Explore the romantic and remarkable age of ocean travel and discover how ocean liners helped shape the modern world.
The Duke of Windsor and Wallis Simpson once boarded the liner SS United States with 100 pieces of matching luggage bought from Maison Goyard of Paris. Next year, some of the cases, with his title stamped in gold, will cross the Atlantic again to feature in a major exhibition at the V&A devoted to the glory days of ocean liners.
Also making its first return voyage, on loan from a museum in Canada, will be one of the largest surviving decorative features from the first-class lounge of the Titanic, a spectacularly carved wooden panel found floating in the sea after it sank in 1912.
The exhibition, more than three years in the making, will open in February with Britain’s exit from the EU looming on the horizon. The V&A director, Tristram Hunt, said while it was not a Brexit exhibition, it would show how design trends spanned an interconnected Europe in the period.
There will be other contemporary echoes in the exhibition: its curator, Ghislaine Wood, said the concept of an ocean voyage as a desirable leisure activity, rather than an uncomfortable and dangerous necessity, came about when the US began to clamp down on mass immigration in the 19th century, and shipping companies had to find new ways to fill vessels.
Shipping companies employed some of the most renowned designers of the day, with the V&A collection including ceramics designed by William de Morgan for P&O liners, and lacquer panels from the French liner Normandie by Jean Dunand.
Passengers travelling first class responded with matching glamour: the exhibition will include a scarlet silk dress worn by Bernadette Arnal on the Normandie’s maiden voyage, for which she ordered a series of gowns in red, white and blue.
Fittings from the Normandie were salvaged when the ship was stripped out as a second world war troop carrier, and subsequently sank in New York harbour.
Also on display will be a Christian Dior suit worn by Marlene Dietrich when she arrived in New York in 1950 on the Queen Elizabeth, and a dazzling Lanvin beaded silk dress, worn in 1925 by Emilie Grigsby, a Kentucky heiress who spent almost as much time on Atlantic liners as she did on land in the 1920s and 30s.
Also on show will be a diamond and pearl tiara designed by Cartier that survived the sinking of the Lusitania in 1915. It was worn on board by Lady Allan, wife of a partner in the shipping company, who escaped when the ship was torpedoed together with her two maids and a suite of luggage.

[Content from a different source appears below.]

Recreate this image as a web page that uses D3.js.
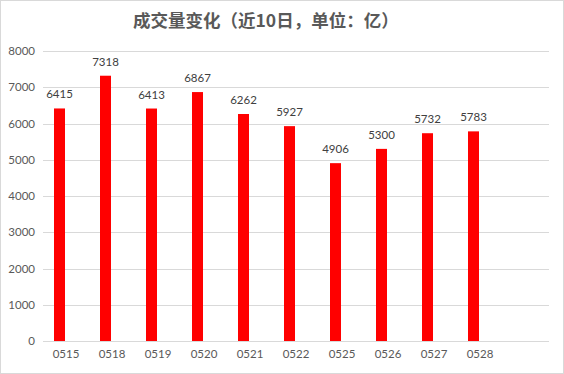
<!DOCTYPE html>
<html><head><meta charset="utf-8">
<script src="https://cdn.jsdelivr.net/npm/d3@7"></script>
<style>body{margin:0;background:#fff}svg{display:block}</style>
</head><body>
<script>
const categories = ["0515","0518","0519","0520","0521","0522","0525","0526","0527","0528"];
const values = [6415,7318,6413,6867,6262,5927,4906,5300,5732,5783];
const yTicks = [0,1000,2000,3000,4000,5000,6000,7000,8000];
const title = "成交量变化（近10日，单位：亿）";

(function(){
const W = 564, H = 374;
const svg = d3.select("body").append("svg").attr("width", W).attr("height", H);
svg.append("rect").attr("x",0.5).attr("y",0.5).attr("width",W-1).attr("height",H-1)
  .attr("fill","#fff").attr("stroke","#d9d9d9");

const pLeft = 43, pRight = 549, pTop = 51, pBottom = 341;
const slots = categories.concat([""]);
const x = d3.scaleBand().domain(slots.map((d,i)=>i)).range([pLeft, pRight]);
const y = d3.scaleLinear().domain([0,8000]).range([pBottom, pTop]);
const barW = 11, barShift = -6.5;
const font = "Lato, 'Liberation Sans', sans-serif";

svg.append("text").attr("x",133).attr("y",27).text(title)
  .attr("font-family","'Noto Sans CJK SC', sans-serif").attr("font-weight","bold")
  .attr("font-size",17.5).attr("fill","#595959");

svg.append("g").selectAll("line").data(yTicks).join("line")
  .attr("x1",pLeft).attr("x2",pRight).attr("y1",d=>Math.round(y(d))+0.5).attr("y2",d=>Math.round(y(d))+0.5)
  .attr("stroke","#d9d9d9").attr("stroke-width",1);

const yAxis = d3.axisLeft(y).tickValues(yTicks).tickFormat(d3.format("d")).tickSize(0).tickPadding(8);
const gy = svg.append("g").attr("transform",`translate(${pLeft},0)`).call(yAxis);
gy.select(".domain").remove();
gy.selectAll("text").attr("font-family",font).attr("font-size",11.5).attr("fill","#595959");

const xAxis = d3.axisBottom(x).tickFormat(i=>slots[i]).tickSize(0).tickPadding(9);
const gx = svg.append("g").attr("transform",`translate(0,${pBottom})`).call(xAxis);
gx.select(".domain").remove();
gx.selectAll("text").attr("font-family",font).attr("font-size",11.5).attr("fill","#595959");

const cx = i => x(i) + x.bandwidth()/2 + barShift;
svg.append("g").selectAll("rect").data(values).join("rect")
  .attr("x",(d,i)=>cx(i)-barW/2).attr("width",barW)
  .attr("y",d=>y(d)).attr("height",d=>pBottom - y(d))
  .attr("fill","#ff0000");

svg.append("g").selectAll("text").data(values).join("text")
  .attr("x",(d,i)=>cx(i)).attr("y",d=>y(d)-10).attr("text-anchor","middle")
  .attr("font-family",font).attr("font-size",11.5).attr("fill","#404040").text(d=>d);
})();
</script>
</body></html>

Her two daughters were among the 1,198 who died.
The design story will begin with Isambard Kingdom Brunel’s enormous Great Eastern, the engineer’s last project and the largest ship in the world when it was launched in 1858. He died soon after her maiden voyage the following year, and so never saw his ship converted into a cable laying vessel having failed to make a profit as a passenger liner. It was broken up in 1889 after it had become a floating advertising hoarding.
The story will end with the QE2, launched in 1969 and regarded by Wood as the last of the classic ocean liners.
The exhibition will include a swimming pool, a first for the V&A, in tribute to the vessels’ elaborate on-deck entertainment: it will, however, be dry, so, like the second- and third-class passengers down below on the liners, visitors will have to admire its glamour from a distance.
- Ocean Liners: Speed & Style, V&A London, 2 February – 10 June 2018.